#### Exercise task
Search the data below for the word "chart" and copy each line that holds it.

#### Given data
* * * * *

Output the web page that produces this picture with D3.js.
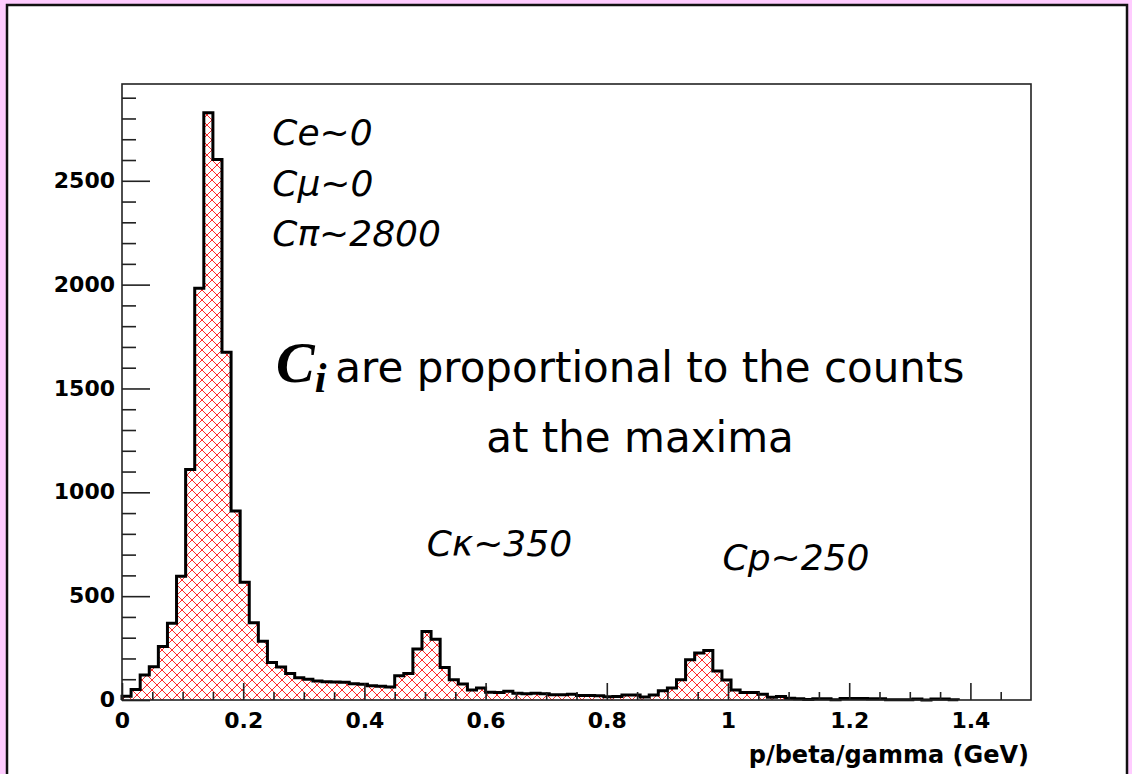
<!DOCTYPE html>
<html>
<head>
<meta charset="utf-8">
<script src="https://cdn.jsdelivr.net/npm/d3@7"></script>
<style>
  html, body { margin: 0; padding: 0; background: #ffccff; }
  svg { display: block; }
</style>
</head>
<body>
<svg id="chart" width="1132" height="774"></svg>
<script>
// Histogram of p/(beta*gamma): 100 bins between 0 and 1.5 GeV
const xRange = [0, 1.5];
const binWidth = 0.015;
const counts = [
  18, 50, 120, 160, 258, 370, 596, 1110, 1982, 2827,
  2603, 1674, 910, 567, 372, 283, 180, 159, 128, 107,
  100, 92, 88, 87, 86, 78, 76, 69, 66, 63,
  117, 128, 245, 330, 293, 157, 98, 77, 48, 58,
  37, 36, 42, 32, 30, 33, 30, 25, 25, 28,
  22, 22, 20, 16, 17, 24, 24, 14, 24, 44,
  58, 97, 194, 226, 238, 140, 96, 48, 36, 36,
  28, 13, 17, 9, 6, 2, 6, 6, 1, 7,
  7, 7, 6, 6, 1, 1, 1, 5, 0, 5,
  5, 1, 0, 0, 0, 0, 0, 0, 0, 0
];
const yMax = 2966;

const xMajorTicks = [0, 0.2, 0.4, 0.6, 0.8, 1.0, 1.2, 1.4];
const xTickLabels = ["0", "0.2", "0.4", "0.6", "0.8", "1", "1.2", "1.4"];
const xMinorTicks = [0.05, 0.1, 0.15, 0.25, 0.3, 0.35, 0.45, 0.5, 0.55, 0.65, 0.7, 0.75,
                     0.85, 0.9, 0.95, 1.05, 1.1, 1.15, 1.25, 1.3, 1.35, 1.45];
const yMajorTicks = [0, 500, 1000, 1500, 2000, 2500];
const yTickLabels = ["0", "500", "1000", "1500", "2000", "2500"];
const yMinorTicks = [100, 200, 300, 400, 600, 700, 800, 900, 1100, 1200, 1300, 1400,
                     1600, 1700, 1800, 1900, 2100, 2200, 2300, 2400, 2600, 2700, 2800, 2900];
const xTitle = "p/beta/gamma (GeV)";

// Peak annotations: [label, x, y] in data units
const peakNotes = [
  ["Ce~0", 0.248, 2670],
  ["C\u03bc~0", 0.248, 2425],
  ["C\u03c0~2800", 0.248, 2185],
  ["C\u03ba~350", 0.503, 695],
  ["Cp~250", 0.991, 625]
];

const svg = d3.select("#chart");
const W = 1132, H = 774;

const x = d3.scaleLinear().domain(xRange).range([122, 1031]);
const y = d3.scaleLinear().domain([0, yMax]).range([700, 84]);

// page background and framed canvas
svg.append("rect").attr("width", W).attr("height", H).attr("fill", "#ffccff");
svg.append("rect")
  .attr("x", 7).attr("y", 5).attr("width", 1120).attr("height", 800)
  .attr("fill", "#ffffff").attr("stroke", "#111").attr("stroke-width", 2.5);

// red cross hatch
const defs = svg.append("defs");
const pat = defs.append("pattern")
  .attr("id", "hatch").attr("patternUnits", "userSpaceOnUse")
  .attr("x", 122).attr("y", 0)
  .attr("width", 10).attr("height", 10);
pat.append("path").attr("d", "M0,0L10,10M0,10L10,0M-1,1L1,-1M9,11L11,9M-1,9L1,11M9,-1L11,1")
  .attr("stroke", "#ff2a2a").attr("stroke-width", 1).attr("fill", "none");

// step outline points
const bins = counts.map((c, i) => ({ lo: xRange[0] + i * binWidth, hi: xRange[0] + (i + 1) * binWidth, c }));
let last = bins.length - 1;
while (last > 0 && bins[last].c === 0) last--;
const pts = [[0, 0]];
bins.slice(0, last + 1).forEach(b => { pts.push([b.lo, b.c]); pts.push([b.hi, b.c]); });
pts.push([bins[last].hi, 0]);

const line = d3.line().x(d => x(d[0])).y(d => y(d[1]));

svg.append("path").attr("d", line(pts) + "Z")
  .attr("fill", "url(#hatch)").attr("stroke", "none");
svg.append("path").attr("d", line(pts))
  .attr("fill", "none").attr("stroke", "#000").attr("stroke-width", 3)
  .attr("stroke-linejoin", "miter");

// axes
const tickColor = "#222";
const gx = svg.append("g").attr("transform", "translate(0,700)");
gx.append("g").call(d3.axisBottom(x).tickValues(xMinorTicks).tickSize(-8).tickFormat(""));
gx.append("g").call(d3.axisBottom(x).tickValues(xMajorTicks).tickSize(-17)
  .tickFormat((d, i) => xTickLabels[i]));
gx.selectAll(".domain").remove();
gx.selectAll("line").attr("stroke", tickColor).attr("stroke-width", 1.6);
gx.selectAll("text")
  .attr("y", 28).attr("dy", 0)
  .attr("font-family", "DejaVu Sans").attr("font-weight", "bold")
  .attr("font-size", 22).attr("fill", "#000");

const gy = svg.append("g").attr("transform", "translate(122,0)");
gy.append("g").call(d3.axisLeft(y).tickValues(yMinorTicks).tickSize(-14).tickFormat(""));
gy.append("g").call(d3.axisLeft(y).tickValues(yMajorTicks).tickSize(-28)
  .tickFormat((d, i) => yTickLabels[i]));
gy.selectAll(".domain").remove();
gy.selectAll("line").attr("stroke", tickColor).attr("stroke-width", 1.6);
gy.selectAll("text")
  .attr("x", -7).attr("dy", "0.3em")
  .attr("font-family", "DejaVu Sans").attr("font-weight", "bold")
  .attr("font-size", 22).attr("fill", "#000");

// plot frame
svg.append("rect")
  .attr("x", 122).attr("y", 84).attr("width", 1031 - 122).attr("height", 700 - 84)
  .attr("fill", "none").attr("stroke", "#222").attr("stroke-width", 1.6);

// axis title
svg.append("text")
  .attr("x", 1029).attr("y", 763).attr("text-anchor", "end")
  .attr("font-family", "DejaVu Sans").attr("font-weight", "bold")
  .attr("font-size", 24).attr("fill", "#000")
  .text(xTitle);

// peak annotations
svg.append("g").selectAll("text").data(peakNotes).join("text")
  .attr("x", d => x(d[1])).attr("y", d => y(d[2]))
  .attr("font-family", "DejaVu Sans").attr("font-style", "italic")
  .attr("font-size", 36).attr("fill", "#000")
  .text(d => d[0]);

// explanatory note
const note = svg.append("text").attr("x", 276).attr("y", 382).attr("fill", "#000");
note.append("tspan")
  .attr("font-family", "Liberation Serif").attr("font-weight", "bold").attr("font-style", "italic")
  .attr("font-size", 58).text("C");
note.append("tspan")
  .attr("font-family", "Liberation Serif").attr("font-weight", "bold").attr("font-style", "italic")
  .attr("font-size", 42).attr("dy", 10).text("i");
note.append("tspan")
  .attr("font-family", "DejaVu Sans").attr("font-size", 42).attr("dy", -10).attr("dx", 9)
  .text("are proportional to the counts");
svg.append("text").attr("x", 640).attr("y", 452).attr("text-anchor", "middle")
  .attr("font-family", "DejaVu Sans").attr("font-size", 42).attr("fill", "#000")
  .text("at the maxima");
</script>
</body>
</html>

* * * * *

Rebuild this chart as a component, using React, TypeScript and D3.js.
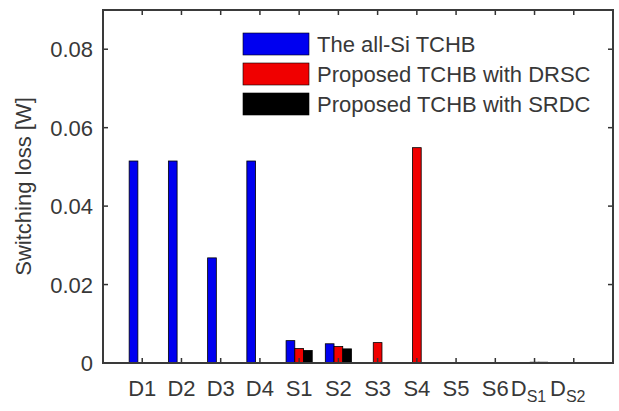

* * * * *

#### Result of the exercise
<svg id="chart" width="1132" height="774"></svg>
const svg = d3.select("#chart");
Rebuild this chart as a component, using React, TypeScript and D3.js.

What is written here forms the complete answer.